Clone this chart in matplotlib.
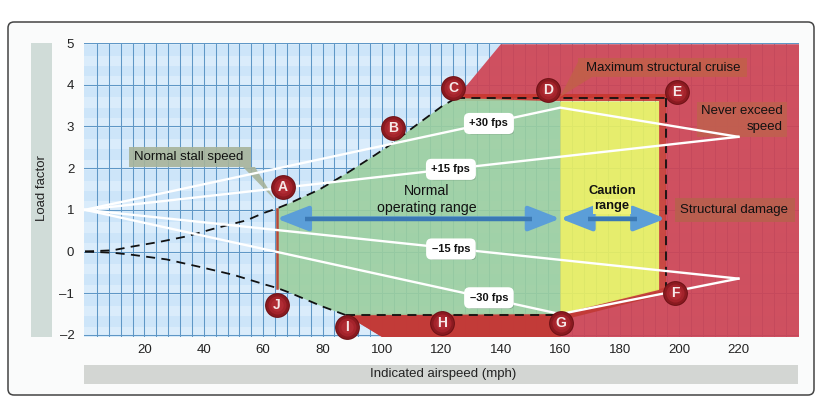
import matplotlib
matplotlib.use('Agg')
import matplotlib.pyplot as plt
import numpy as np
from matplotlib.patches import FancyBboxPatch, Polygon, Rectangle
from matplotlib.transforms import Affine2D

plt.rcParams['font.family'] = ['Liberation Sans', 'DejaVu Sans']

# values
stall_pos_x = [0, 9.4, 16, 25, 34, 43, 54.5, 60, 64.5, 69, 79, 88, 98, 104, 110, 120.5, 125]
stall_pos_y = [0, 0.03, 0.12, 0.23, 0.36, 0.54, 0.75, 0.92, 1.03, 1.16, 1.49, 1.87, 2.33, 2.62, 2.95, 3.5, 3.68]
stall_neg_x = [0, 9.4, 16, 27.5, 38.7, 50, 61, 64.5, 69, 80, 88]
stall_neg_y = [0, -0.03, -0.08, -0.19, -0.37, -0.56, -0.8, -0.87, -0.99, -1.32, -1.53]

top_x = [125, 195.5]
top_y = [3.68, 3.68]
never_x = [195.5, 195.5]
never_y = [3.68, -0.92]
neg_top_x = [88, 160]
neg_top_y = [-1.53, -1.53]

gust_labels = ['+30 fps', '+15 fps', '–15 fps', '–30 fps']
gust_x = [[0, 160, 220], [0, 220], [0, 220], [0, 160, 220]]
gust_y = [[1, 3.45, 2.75], [1, 2.75], [1, -0.65], [1, -1.5, -0.65]]
gust_label_x = [136, 123.2, 123.2, 136]
gust_label_y = [3.07, 1.97, 0.06, -1.11]

point_names = ['A', 'B', 'C', 'D', 'E', 'F', 'G', 'H', 'I', 'J']
point_x = [66.7, 103.7, 124, 155.9, 199.4, 198.7, 160.3, 120.2, 88.2, 64.6]
point_y = [1.54, 2.95, 3.93, 3.88, 3.83, -1.0, -1.71, -1.71, -1.8, -1.28]

x_ticks = list(range(20, 221, 20))
y_ticks = [-2, -1, 0, 1, 2, 3, 4, 5]
y_tick_labels = ['–2', '–1', '0', '1', '2', '3', '4', '5']

W, H = 822, 415
fig = plt.figure(figsize=(W / 100, H / 100), dpi=100, facecolor='white')
px = Affine2D().scale(1, -1).translate(0, H)  # image pixels, y down

# outer frame and axis title bars
fig.add_artist(FancyBboxPatch((12, 26), 798, 365, boxstyle='round,pad=4,rounding_size=6', transform=px,
                              fc='#fafbfb', ec='#444444', lw=1.1, zorder=-5))
fig.add_artist(Rectangle((31, 43), 21, 294, transform=px, fc='#d0dcd8', ec='none', zorder=-4))
fig.add_artist(Rectangle((84, 365), 714, 19, transform=px, fc='#d3d6d3', ec='none', zorder=-4))
fig.text(42 / W, 1 - 188 / H, 'Load factor', rotation=90, ha='center', va='center', fontsize=9.5, color='#222222')
fig.text(443 / W, 1 - 374 / H, 'Indicated airspeed (mph)', ha='center', va='center', fontsize=9.5, color='#222222')

ax = fig.add_axes([84 / W, 1 - 337 / H, 715 / W, 294 / H])
ax.set_xlim(-0.34, 240.4)
ax.set_ylim(-2.05, 4.97)
ax.set_facecolor('#cde5f9')
for s in ax.spines.values():
    s.set_visible(False)
ax.tick_params(length=0, labelsize=9.5, labelcolor='#222222')
ax.tick_params(axis='x', pad=5)
ax.tick_params(axis='y', pad=7)
ax.set_xticks(x_ticks)
ax.set_yticks(y_ticks)
ax.set_yticklabels(y_tick_labels)

# pale stripes and grid
for yb in np.arange(-2.05, 4.97, 0.5):
    ax.axhspan(yb, yb + 0.25, color='#daecfb', lw=0, zorder=0)
for xg in np.arange(4, 240, 4):
    ax.axvline(xg, color='#5f97c6', lw=0.75, zorder=1)
for yg in y_ticks:
    ax.axhline(yg, color='#5f97c6', lw=0.75, zorder=1)

# coloured regions
ax.fill([140, 240.4, 240.4, 100, 88, 160, 195.5, 195.5, 125],
        [4.97, 4.97, -2.05, -2.05, -1.53, -1.53, -0.92, 3.68, 3.68], color='#cf4353', alpha=0.92, lw=0, zorder=2)
ax.fill([125, 195.5, 195.5, 193.3, 193.3, 125], [3.78, 3.78, -0.92, -0.92, 3.6, 3.6], color='#c8372f', alpha=0.9, lw=0, zorder=2.1)
ax.fill([88, 160, 195.5, 195.5, 162, 160, 100, 88], [-1.49, -1.49, -0.86, -1.02, -1.62, -2.05, -2.05, -1.53],
        color='#c23a36', alpha=0.95, lw=0, zorder=2.1)
ax.fill(stall_pos_x[8:] + [160, 160] + stall_neg_x[:6:-1],
        stall_pos_y[8:] + [3.6, -1.5] + stall_neg_y[:6:-1], color='#9ccf9f', alpha=0.9, lw=0, zorder=2.2)
ax.fill([160, 193.3, 193.3, 160], [3.6, 3.6, -0.92, -1.5], color='#e8ee62', alpha=0.93, lw=0, zorder=2.2)

# envelope
ax.plot([64.5, 64.5], [1.03, -0.87], color='#b8483a', lw=1.8, zorder=3)
dash = dict(color='#111111', lw=1.3, ls=(0, (5, 3.5)), zorder=4)
for xs, ys in [(stall_pos_x, stall_pos_y), (stall_neg_x, stall_neg_y), (top_x, top_y),
               (never_x, never_y), (neg_top_x, neg_top_y)]:
    ax.plot(xs, ys, **dash)

# callout boxes sit under the gust lines
callouts = [
    (129, 147, 122, 20, '#a7b39a', [(243, 167), (275, 200), (255, 167)]),
    (578, 58, 169, 19, '#c25f4a', [(578, 62), (560, 97), (592, 77)]),
    (697, 102, 90, 35, '#c0604f', None),
    (675, 198, 120, 24, '#b8604e', None),
]
for x0, y0, w, h, col, tip in callouts:
    ax.add_patch(Rectangle((x0, y0), w, h, transform=px, fc=col, ec='none', alpha=0.9, zorder=4.5, clip_on=False))
    if tip:
        ax.add_patch(Polygon(tip, transform=px, fc=col, ec='none', alpha=0.9, zorder=4.5, clip_on=False))

# gust lines
for xs, ys in zip(gust_x, gust_y):
    ax.plot(xs, ys, color='white', lw=1.7, zorder=5, solid_joinstyle='miter')
for name, xl, yl in zip(gust_labels, gust_label_x, gust_label_y):
    cx, cy = ax.transData.transform((xl, yl))
    ax.add_patch(FancyBboxPatch((cx - 21, cy - 11), 46, 19, boxstyle='round,pad=0,rounding_size=4', transform=None,
                                fc='#44554a', ec='none', alpha=0.3, zorder=5.5, clip_on=False))
    ax.text(xl, yl, name, ha='center', va='center', fontsize=8, fontweight='bold', color='#111111', zorder=6,
            bbox=dict(boxstyle='round,pad=0.5', fc='white', ec='none'))

# range arrows
arrow_shape = '<|-|>,head_length=1.15,head_width=0.45'
for x_from, x_to in [(64.5, 160), (160, 195.5)]:
    ax.annotate('', xy=(x_from, 0.79), xytext=(x_to, 0.79), zorder=7, annotation_clip=False,
                arrowprops=dict(arrowstyle=arrow_shape, mutation_scale=17, lw=3.2, color='#5b9ed8', shrinkA=0, shrinkB=0))
    ax.plot([x_from + 9.5, x_to - 9.5], [0.79, 0.79], color='#3a78b4', lw=3.2, solid_capstyle='butt', zorder=7.1)

ax.text(115, 1.25, 'Normal\noperating range', ha='center', va='center', fontsize=10.2, color='#111111', linespacing=1.25, zorder=8)
ax.text(177.5, 1.45, 'Caution', ha='center', va='center', fontsize=9.3, fontweight='bold', color='#111111', zorder=8)
ax.text(177.5, 1.08, 'range', ha='center', va='center', fontsize=9.3, fontweight='bold', color='#111111', zorder=8,
        bbox=dict(boxstyle='square,pad=0.12', fc='#eef27a', ec='none'))

label_style = dict(transform=px, fontsize=9.5, color='#111111', zorder=9, va='center')
ax.text(134, 157, 'Normal stall speed', ha='left', **label_style)
ax.text(586, 68, 'Maximum structural cruise', ha='left', **label_style)
ax.text(783, 111, 'Never exceed', ha='right', **label_style)
ax.text(783, 127, 'speed', ha='right', **label_style)
ax.text(680, 210, 'Structural damage', ha='left', **label_style)

# lettered points, stacked discs stand in for the shading
for size, shade in [(320, '#6e1216'), (270, '#8a1a20'), (170, '#a3232b'), (80, '#b02c34')]:
    ax.scatter(point_x, point_y, s=size, color=shade, lw=0, zorder=10, clip_on=False)
for name, xp, yp in zip(point_names, point_x, point_y):
    ax.text(xp, yp, name, ha='center', va='center', color='#f6e8e8', fontsize=10, fontweight='bold', zorder=11)

fig.savefig('out.png', dpi=100)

AIM OF THE TASK ▸ Copy each line of the preceding data that contains the string "matplotlib".

THE COMPLETED TASK ▸
Clone this chart in matplotlib.
import matplotlib
matplotlib.use('Agg')
import matplotlib.pyplot as plt
from matplotlib.patches import FancyBboxPatch, Polygon, Rectangle
from matplotlib.transforms import Affine2D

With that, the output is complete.